«Spesso mi hanno mandato ad aprire nuove missioni». Padre Tiziano Sidelio Marian è un carmelitano scalzo missionario, in Madagascar da 53 anni. Nei giorni scorsi era a casa, a Ponte Crepaldo (Eraclea). Classe 1947, originario di Cittanova, ricorda che il desiderio di farsi prete e missionario è nato presto: «Avevo cinque anni e vedevo la mia famiglia andare in chiesa. Chi seguiva l’Azione Cattolica dei ragazzi a Cittanova ci parlava spesso delle missioni in Africa e dei bambini sfruttati. Poi un padre carmelitano ogni anno veniva per la festa della Madonna del Carmelo, patrona del paese». Una predicazione che non lo lasciava indifferente.
«Il mio sogno si è realizzato e ora sono la persona più felice al mondo». La felicità traspare convinta e convincente nonostante il tono pacato. Ed ecco un veloce bilancio: «Sono entusiasta come il primo giorno, solo che l’età avanza… La gente è contenta, creo buone relazioni. Dico spesso ai miei fedeli: “Vi voglio bene…” Qualche volta ho detto: “Non vi voglio bene – per tenerli sulle spine – perché… vi adoro.
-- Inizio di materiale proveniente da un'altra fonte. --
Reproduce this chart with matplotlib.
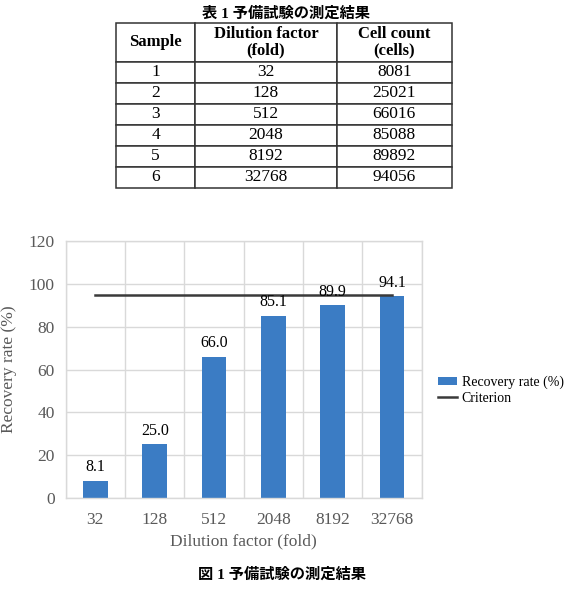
import matplotlib
matplotlib.use("Agg")
import matplotlib.pyplot as plt
import numpy as np

plt.rcParams['font.family'] = ['Liberation Serif', 'Noto Sans CJK JP', 'DejaVu Sans']

# ---- data ----
sample_no = ["1", "2", "3", "4", "5", "6"]
dilution = ["32", "128", "512", "2048", "8192", "32768"]
counts = [8081, 25021, 66016, 85088, 89892, 94056]
rates = [8.1, 25.0, 66.0, 85.1, 89.9, 94.1]
criterion = [95, 95, 95, 95, 95, 95]
yticks = [0, 20, 40, 60, 80, 100, 120]

table_title = "表 1 予備試験の測定結果"
fig_title = "図 1 予備試験の測定結果"
col_headers = ["Sample", "Dilution factor\n(fold)", "Cell count\n(cells)"]
xlabel = "Dilution factor (fold)"
ylabel = "Recovery rate (%)"
bar_name = "Recovery rate (%)"
line_name = "Criterion"

W, H = 572, 600
fig = plt.figure(figsize=(W / 100, H / 100), dpi=100)

# ---- table ----
tx0, tx1, ty0, ty1 = 116, 452, 22.7, 187.7
tax = fig.add_axes([tx0 / W, 1 - ty1 / H, (tx1 - tx0) / W, (ty1 - ty0) / H])
tax.axis('off')
cell_text = [[s, d, str(c)] for s, d, c in zip(sample_no, dilution, counts)]
colw = [79 / 336, 141.7 / 336, 115.3 / 336]
tbl = tax.table(cellText=cell_text, colLabels=col_headers, colWidths=colw,
                cellLoc='center', bbox=[0, 0, 1, 1])
tbl.auto_set_font_size(False)
for (r, c), cell in tbl.get_celld().items():
    cell.set_edgecolor('#333333')
    cell.set_linewidth(1.1)
    if r == 0:
        cell.set_height(39)
        cell.get_text().set_fontsize(12)
        cell.get_text().set_fontweight('bold')
        cell.get_text().set_linespacing(1.0)
    else:
        cell.set_height(21)
        cell.get_text().set_fontsize(12.5)
fig.text(0.5, 1 - 14 / H, table_title, ha='center', va='center',
         fontsize=11, fontweight='bold')

# ---- chart ----
ax_l, ax_r, ax_t, ax_b = 65.7, 421.7, 241.0, 498.0
ax = fig.add_axes([ax_l / W, 1 - ax_b / H, (ax_r - ax_l) / W, (ax_b - ax_t) / H])
x = np.arange(len(dilution))
bar_color = '#3b7cc4'
bars = ax.bar(x, rates, width=0.42, color=bar_color, label=bar_name, zorder=2)
line, = ax.plot(x, criterion, color='#3a3a3a', lw=1.8, label=line_name, zorder=3)
for xi, v in zip(x, rates):
    ax.text(xi, v + 2.6, f"{v:.1f}", ha='center', va='bottom', fontsize=11.5,
            color='black', zorder=4)

ax.set_xlim(-0.5, len(dilution) - 0.5)
ax.set_ylim(0, 120)
ax.set_yticks(yticks)
ax.set_yticklabels([str(t) for t in yticks])
ax.set_xticks(x)
ax.set_xticklabels(dilution)
ax.set_xticks(np.arange(-0.5, len(dilution), 1.0), minor=True)
ax.tick_params(axis='both', which='both', length=0, labelsize=12.5,
               labelcolor='#595959')
ax.tick_params(axis='x', pad=10)
ax.tick_params(axis='y', pad=8)
ax.grid(axis='y', which='major', color='#d9d9d9', lw=1.0, zorder=0)
ax.grid(axis='x', which='minor', color='#d9d9d9', lw=1.0, zorder=0)
ax.grid(axis='x', which='major', visible=False)
for s in ax.spines.values():
    s.set_color('#d9d9d9')
    s.set_linewidth(1.0)
ax.set_xlabel(xlabel, fontsize=12.5, color='#595959', labelpad=4)
ax.set_ylabel(ylabel, fontsize=12.5, color='#595959', labelpad=8)

leg = ax.legend([bars, line], [bar_name, line_name], loc='center left',
                bbox_to_anchor=(1.03, 0.42), frameon=False,
                fontsize=10, handlelength=1.4, handleheight=0.5,
                labelspacing=0.2, handletextpad=0.3, borderaxespad=0)

fig.text(0.493, 1 - 575 / H, fig_title, ha='center', va='center',
         fontsize=11, fontweight='bold')

fig.savefig("out.png", dpi=100)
Non ho altra ragione che voi”».
Il Madagascar è un’isola grande… E lui non è rimasto sempre nello stesso posto. «Per vent’anni sono stato alle Mauritius». Da due è invece in una nuova missione a Nord. Gli sono serviti una buona conoscenza del francese e uno spiccato senso pratico: «Ho terminato gli studi in Madagascar per migliorare il francese e conoscere usi, costumi e mentalità del posto».
Da parte sua tanta voglia di incontrare le persone. «Visito le famiglie e i villaggi. Mi fermo a parlare con la gente lungo la strada; domando se ci sono cattolici. Ho capito che alcuni sono diventati protestanti semplicemente perché non c’erano preti. Io dico loro: “Non vengo per portarvi alla fede cattolica: pensateci e pregate”».
P. Marian serve la chiesa parrocchiale e altre cinque piccole chiese; la più lontana dista circa 40 chilometri dal centro: due ore per arrivarci, viste le strade. «Qui i preti diocesani non vengono. Dicono che non vogliono spendere in benzina per “niente”. La gente non è abituata a fare offerte quando riceve i sacramenti; perciò secondo loro non conviene occuparsene. Ma bisogna fidarsi della Provvidenza».
Non tutti ci riescono… «I cattolici nella mia diocesi di Diego Suarez sono meno del 9 per cento. Ci sono tanti calvinisti e varie sette. Un po’ tutti credono in un dio, ed è molto diffusa la paura del malocchio».
P. Marian invece sparge semi di speranza: «Al mio arrivo, in chiesa ci venivano 40 persone. Ora sono da 400 a 600 ogni domenica, gran parte giovani non battezzati, attratti dalla nuova proposta. La gente viene contenta. C’è il coro, ma cantano comunque tutti. A fine messa, spesso si alzano in piedi e danzano per ringraziare». Il terreno per arrivare al battesimo è buono.
Il matrimonio invece è un sacramento un po’ “complicato”. Soffre per quella certa autorità delle donne che intimorisce gli uomini: «Due anni fa, ad ogni modo ho celebrato 58 matrimoni tutti insieme; quest’anno, 52. Più altri singoli».
Ma i sacramenti non sono tutto: «Faccio del mio meglio. Ho sistemato la casa; ho comprato letti, tavolo, sedie e pannelli solari, più una macchina; e costruito un garage. Abbiamo pitturato l’interno della chiesa. Ora servono lavori esterni. La gente non è abituata, ma voglio che collabori».
P. Marian si misura anche con i problemi sociali: le piantagioni di cat, una droga leggera, più redditizia dei legumi coltivati prima. «Tutti ne masticano le foglie tenere, anche chi viene in chiesa, perché dicono che danno forza. In realtà causano ulcere e le donne incinte o che allattano fanno crescere bambini con ritardi mentali. Ogni giorno partono camion con anche 40 quintali di cat verso le città del Madagascar. Ci impegniamo a far studiare i bambini anche per tenerli lontani da questa sostanza».